In terms of 'long' (column of individual m/z) vs 'wide' (list of m/z), I actually don't think it matters that much from a storage or query perspective - although I am not familiar with the internals of the various query engines. Parquet lays out the data pretty similarly (at least in my understanding), by encoding "repetition levels" specifying which record the value belongs to - which is basically toggled for being part of an array or individual values in a column (0 specifies new record and 1 specifies part of proceeding record up to the most previous 0)

Physical layout on disk for wide format (list of m/z)

data [ 301.13785, 301.14514, 301.93048, 1339.5123 ]
rep  [ 0        , 1        , 1        , 1         ]

Physical layout on disk for long format (column of individual m/z)

data [ 301.13785, 301.14514, 301.93048, 1339.5123 ]
rep  [ 0        , 0        , 0        , 0         ]

I think more of the tradeoffs come from how the format will be used:

gessulat commented 1 year ago

Thank you for the comment and explanations!

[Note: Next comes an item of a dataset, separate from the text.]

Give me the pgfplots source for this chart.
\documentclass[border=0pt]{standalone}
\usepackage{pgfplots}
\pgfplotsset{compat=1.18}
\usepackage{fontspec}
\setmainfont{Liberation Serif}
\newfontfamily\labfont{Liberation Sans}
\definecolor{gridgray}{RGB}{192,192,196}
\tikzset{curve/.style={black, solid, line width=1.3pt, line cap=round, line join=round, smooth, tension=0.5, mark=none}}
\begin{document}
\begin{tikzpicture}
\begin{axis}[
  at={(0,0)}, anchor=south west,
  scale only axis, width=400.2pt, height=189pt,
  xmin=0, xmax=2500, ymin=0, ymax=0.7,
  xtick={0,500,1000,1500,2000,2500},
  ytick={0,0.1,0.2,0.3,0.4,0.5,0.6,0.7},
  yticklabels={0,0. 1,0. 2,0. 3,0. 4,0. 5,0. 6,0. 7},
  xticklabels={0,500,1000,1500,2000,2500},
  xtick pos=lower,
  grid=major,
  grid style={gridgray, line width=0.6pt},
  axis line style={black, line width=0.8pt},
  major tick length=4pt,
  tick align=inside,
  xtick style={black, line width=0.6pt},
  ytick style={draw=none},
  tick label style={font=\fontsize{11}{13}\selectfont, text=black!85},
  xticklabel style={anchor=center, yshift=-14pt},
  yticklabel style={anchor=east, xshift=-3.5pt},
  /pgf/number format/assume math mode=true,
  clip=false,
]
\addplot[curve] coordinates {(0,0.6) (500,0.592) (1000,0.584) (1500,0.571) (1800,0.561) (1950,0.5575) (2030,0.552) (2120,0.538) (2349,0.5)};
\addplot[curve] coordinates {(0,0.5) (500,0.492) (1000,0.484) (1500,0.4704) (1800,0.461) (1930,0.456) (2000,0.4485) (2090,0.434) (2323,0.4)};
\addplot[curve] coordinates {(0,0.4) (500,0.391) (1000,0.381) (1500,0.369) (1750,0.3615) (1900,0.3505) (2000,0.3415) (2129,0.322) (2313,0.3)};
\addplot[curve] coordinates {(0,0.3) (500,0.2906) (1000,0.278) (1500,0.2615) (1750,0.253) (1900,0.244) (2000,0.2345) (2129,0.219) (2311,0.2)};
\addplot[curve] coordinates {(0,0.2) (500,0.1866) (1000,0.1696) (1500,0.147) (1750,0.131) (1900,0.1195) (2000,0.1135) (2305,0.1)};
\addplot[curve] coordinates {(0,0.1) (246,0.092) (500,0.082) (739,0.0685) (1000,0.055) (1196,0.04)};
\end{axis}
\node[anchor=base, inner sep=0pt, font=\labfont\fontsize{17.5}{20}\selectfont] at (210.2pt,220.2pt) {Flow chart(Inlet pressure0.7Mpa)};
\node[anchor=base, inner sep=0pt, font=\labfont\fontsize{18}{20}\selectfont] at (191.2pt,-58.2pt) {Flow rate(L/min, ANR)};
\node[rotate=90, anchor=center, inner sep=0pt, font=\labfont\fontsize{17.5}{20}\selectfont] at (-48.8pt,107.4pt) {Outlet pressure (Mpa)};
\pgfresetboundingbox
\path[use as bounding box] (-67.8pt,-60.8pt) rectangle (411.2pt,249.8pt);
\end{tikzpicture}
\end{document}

1: the spectrum and file indices should compress fairly well, shouldn't they? if a spectrum has 400 peaks on average, hopefully to (1+1)/400 - the +1 storing the lookahead to the next unique index 400 peaks further. If that's so, it might be a reasonable trade-off.

2: Particularly in search engines, it could be helpful to do range queries for precursor mass or retention time. Even if that's not what you need, you can do selects for a batch of spectra. How would a single select for a large batch of spectra (e.g. with duckdb) be different from a large buffered read?

3: you are right that it makes sense to store annotations separately. I still think factoring out peaks would make it easier to integrate those annotations in a separate file when peaks can be queried directly. For that it should not matter if it's one or multiple annotations per peak. I think it is beneficial to design raw formats with flexible integration to downstream tasks in mind. Therefore I don't think it is helpful to clearly separate into raw format and non-raw format.